▶ _Task brief_: Select each line where the word "React" appears.

##### Exercise input

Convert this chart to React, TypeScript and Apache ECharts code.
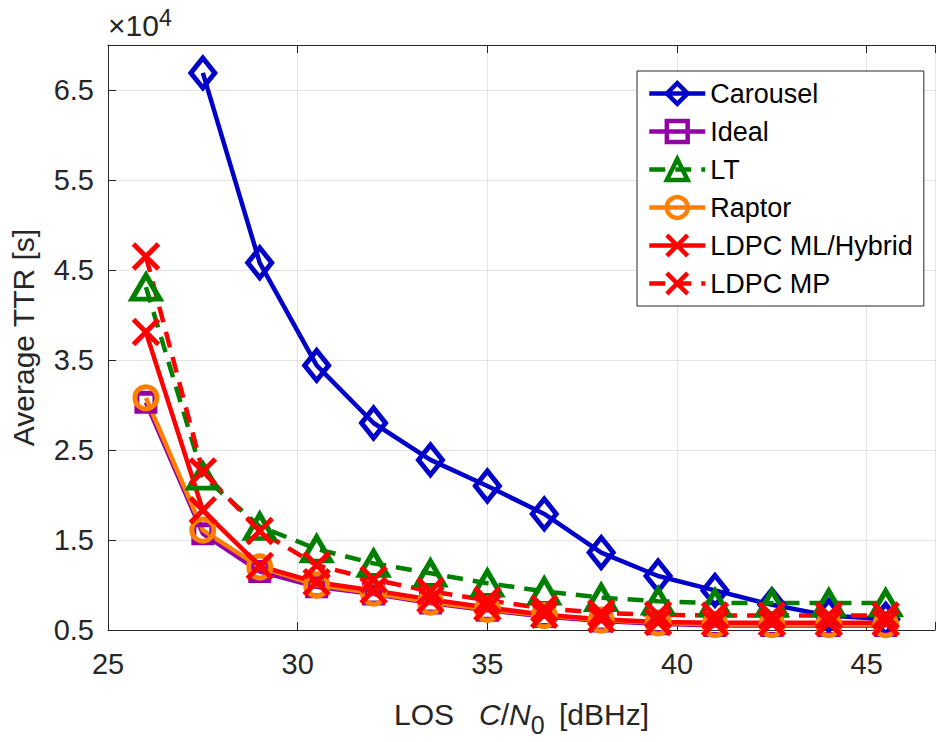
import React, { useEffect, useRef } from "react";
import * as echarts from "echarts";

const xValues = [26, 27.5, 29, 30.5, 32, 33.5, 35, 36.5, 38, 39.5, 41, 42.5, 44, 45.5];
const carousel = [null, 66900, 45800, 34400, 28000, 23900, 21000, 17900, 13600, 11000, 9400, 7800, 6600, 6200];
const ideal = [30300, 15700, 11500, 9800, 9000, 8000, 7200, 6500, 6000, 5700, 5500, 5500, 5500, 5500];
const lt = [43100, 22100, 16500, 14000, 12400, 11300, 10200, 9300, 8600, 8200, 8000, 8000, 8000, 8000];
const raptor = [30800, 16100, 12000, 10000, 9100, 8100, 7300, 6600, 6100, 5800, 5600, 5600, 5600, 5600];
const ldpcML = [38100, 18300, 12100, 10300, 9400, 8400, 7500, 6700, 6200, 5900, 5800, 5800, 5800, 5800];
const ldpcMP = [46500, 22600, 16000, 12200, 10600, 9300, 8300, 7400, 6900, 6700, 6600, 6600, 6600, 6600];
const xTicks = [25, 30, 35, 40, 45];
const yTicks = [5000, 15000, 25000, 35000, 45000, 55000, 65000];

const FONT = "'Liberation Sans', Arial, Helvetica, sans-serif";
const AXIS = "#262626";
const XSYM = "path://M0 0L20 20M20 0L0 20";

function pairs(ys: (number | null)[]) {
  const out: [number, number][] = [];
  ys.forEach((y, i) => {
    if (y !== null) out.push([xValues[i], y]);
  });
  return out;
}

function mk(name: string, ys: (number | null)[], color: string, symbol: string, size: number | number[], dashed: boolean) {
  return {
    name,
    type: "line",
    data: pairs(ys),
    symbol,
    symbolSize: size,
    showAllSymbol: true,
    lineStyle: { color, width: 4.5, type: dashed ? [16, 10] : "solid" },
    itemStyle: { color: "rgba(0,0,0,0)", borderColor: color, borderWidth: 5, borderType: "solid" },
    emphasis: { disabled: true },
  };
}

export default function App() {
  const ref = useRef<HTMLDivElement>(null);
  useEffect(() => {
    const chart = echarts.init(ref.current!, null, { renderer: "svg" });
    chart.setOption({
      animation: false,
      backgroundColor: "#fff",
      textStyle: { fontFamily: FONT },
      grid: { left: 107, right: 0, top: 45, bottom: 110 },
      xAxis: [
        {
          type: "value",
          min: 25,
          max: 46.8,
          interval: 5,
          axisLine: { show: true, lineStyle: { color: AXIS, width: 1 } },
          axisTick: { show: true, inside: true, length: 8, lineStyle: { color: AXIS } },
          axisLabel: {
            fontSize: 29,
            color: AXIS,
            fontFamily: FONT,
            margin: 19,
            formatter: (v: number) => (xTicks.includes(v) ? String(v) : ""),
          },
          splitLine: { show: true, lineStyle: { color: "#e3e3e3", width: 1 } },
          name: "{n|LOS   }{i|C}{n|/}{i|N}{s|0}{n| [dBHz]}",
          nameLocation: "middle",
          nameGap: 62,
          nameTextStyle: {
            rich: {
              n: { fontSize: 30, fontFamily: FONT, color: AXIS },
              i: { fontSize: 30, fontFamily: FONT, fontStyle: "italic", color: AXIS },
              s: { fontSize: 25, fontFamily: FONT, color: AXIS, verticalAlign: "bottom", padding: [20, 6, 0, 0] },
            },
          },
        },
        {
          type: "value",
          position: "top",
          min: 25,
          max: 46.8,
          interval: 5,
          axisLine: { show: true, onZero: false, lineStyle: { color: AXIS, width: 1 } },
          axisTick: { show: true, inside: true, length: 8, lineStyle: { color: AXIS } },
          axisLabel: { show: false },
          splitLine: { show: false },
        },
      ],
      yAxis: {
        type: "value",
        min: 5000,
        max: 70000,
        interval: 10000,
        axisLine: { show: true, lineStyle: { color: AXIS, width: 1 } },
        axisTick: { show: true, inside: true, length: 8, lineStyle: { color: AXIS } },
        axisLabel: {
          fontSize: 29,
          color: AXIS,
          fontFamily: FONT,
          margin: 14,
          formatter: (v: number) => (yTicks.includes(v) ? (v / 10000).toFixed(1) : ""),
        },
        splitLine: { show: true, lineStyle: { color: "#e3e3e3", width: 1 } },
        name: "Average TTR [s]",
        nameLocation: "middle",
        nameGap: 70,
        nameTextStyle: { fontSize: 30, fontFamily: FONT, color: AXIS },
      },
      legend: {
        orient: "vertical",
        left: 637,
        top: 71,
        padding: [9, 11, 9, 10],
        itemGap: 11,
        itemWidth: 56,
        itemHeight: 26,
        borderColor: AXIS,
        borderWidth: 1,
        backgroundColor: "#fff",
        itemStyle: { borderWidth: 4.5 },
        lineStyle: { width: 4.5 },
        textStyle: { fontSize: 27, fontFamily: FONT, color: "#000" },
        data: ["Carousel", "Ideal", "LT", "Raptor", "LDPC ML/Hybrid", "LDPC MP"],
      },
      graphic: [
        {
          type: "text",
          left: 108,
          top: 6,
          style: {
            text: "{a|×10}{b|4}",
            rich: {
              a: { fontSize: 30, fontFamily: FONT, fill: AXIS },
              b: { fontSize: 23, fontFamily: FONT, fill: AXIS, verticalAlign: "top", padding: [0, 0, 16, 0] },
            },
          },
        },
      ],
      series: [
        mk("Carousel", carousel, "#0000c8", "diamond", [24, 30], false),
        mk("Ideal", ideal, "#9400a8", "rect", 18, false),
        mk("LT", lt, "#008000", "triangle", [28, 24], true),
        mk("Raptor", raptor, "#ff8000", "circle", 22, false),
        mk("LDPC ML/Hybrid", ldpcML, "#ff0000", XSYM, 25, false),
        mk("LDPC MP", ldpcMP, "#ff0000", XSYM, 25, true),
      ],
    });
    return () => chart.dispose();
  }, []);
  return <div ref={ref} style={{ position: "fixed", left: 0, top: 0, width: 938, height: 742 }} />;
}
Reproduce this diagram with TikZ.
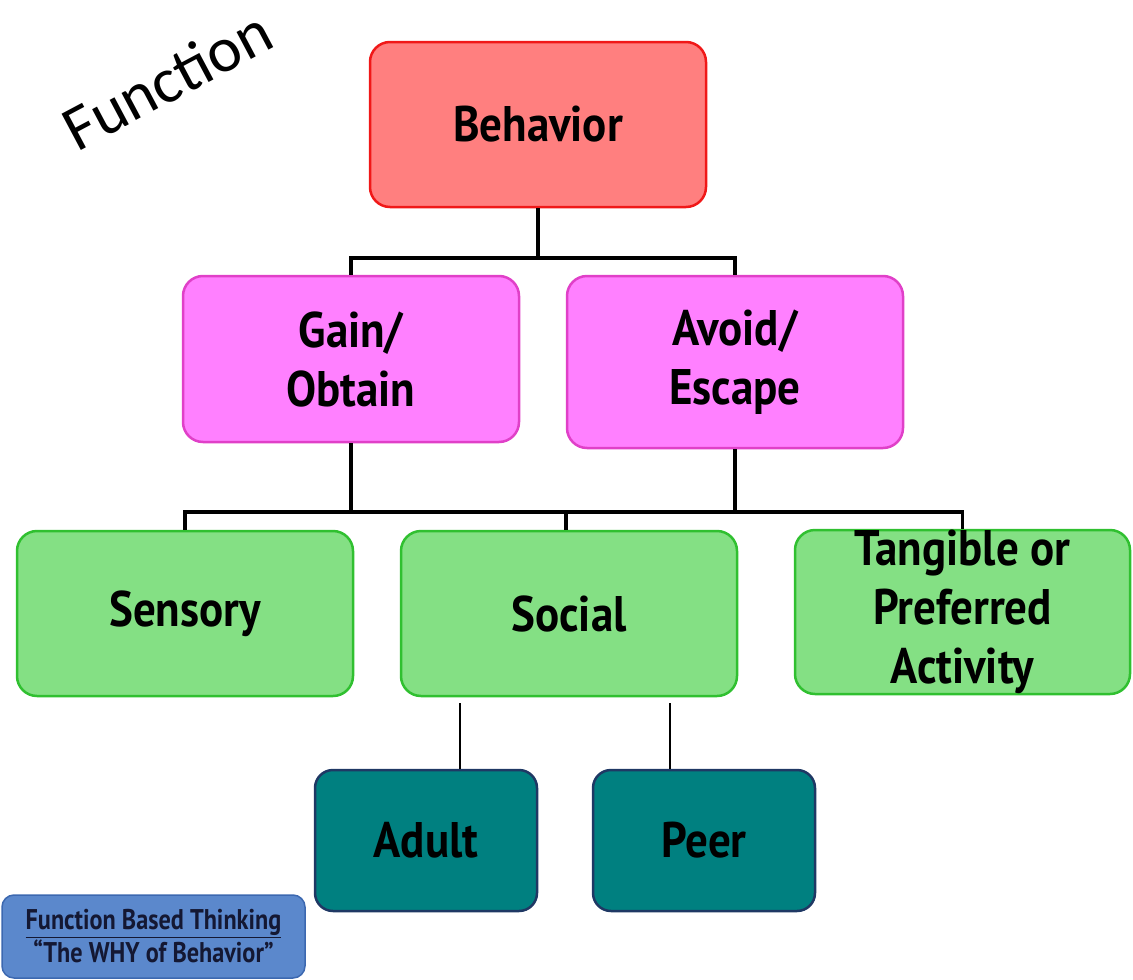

##########

▶ _Exercise response_:
Convert this chart to React, TypeScript and Apache ECharts code.
import React, { useEffect, useRef } from "react";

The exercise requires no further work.